Geopolitical tension in Syria was the main theme in the markets last week. Worries over an imminent strike sent equities market lower and boosted safe haven flow to crude oil and gold. The DOW dropped to as low as 14760.41 while crude oil jumped to as high as 112.24. Gold also jumped to 1434.0. Yen tried to strengthen broadly on risk aversion in the currency markets while the dollar was generally mixed. Nonetheless, as the risk of an attack faded, markets pared some of the earlier moves towards the end of the week. The latest news was that the U.S. Secretary of State John Kerry pledged to have a "diplomatic process" with Syria. Market focus will likely turn back to economic data from U.S. this week, as well as a number of central bank meetings.

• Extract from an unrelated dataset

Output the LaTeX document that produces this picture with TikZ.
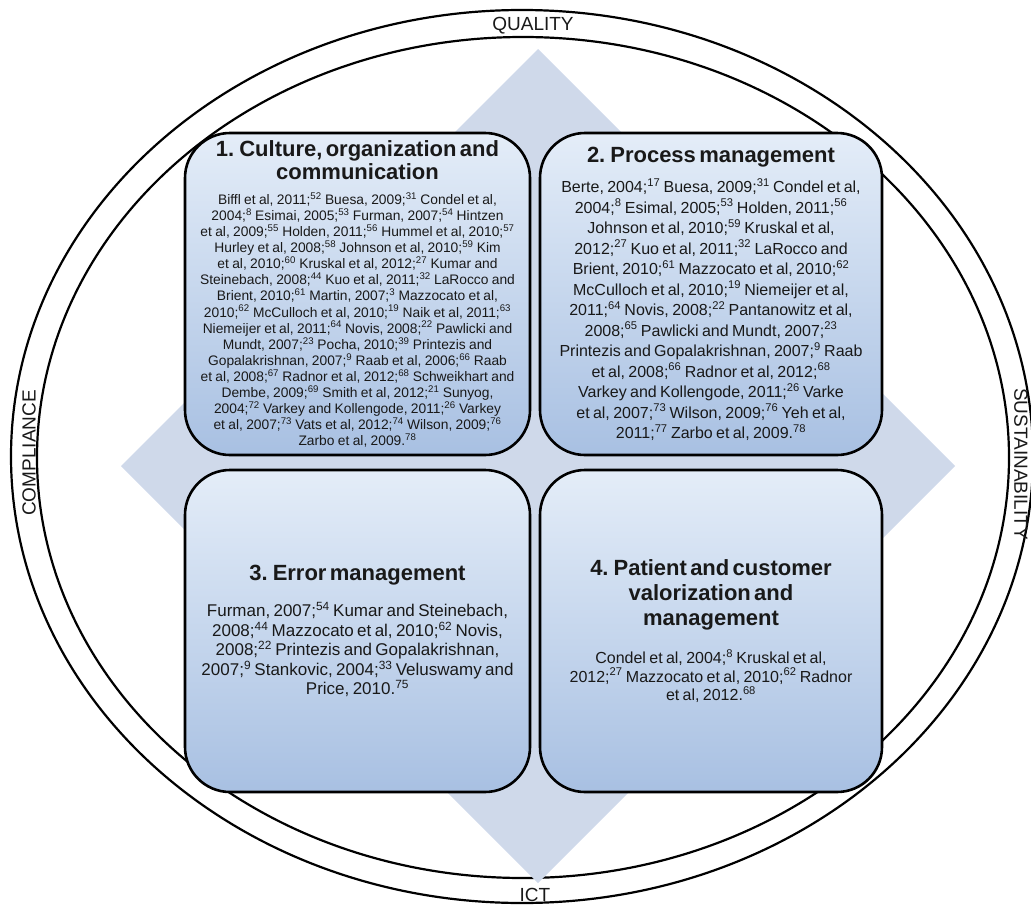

Technically, the whole DOW ended the week on a low note closing at 14810.31, as downside momentum seemed to be diminishing in the intraday charts. Secondly, U.S. treasury yields extended their recent retreat and a weakness was seen particularly towards the long side with 30-year yield dropping further to close at 3.676%. Crude oil, despite the spike, closed back into recent range indicating a lack of follow through buying. Fourthly, the dollar index had indeed staged a strong rally on Thursday and closed the week with a strong note at 82.14.
In the currency markets, in spite of the pull back towards the end of the week, the yen still ended the week as the strongest currency. Recent development favors more downside in yen crosses in general. But we'd hesitate to commit to yen longs because current price actions are viewed as part of the medium term consolidation pattern, which could be quite unpredictable.
The dollar was the second strongest currency last week next to the yen. The Dollar Index's break of 55 days EMA indeed indicates near term reversal. The EUR/USD's break of the 1.32 level last week also affirmed the view of more dollar strength in near term. However, we'd like to point out that AUD/USD has much risk of trend reversal even if a new low below 0.8847 cannot be ruled out. A similar risk of reversal could be seen in the EUR/AUD too. The USD/CAD should be able to get through 1.0608 resistance on rally resumption. Strong resistance might be seen above 1.0656. Looking at the EUR/GBP, in spite of the intra-week rebound to 0.8652, the cross quickly weakened again and the development affirmed the near term bearish outlook for 0.84 level.
Hence, we'd prefer to short EUR/USD this week for short term trades back to 1.3 and below. Though, we'll keep the stop tight at around 1.33 level. For medium term trades, we'll try to find opportunities to sell the EUR/AUD at a new high and buy the AUD/USD at a new low.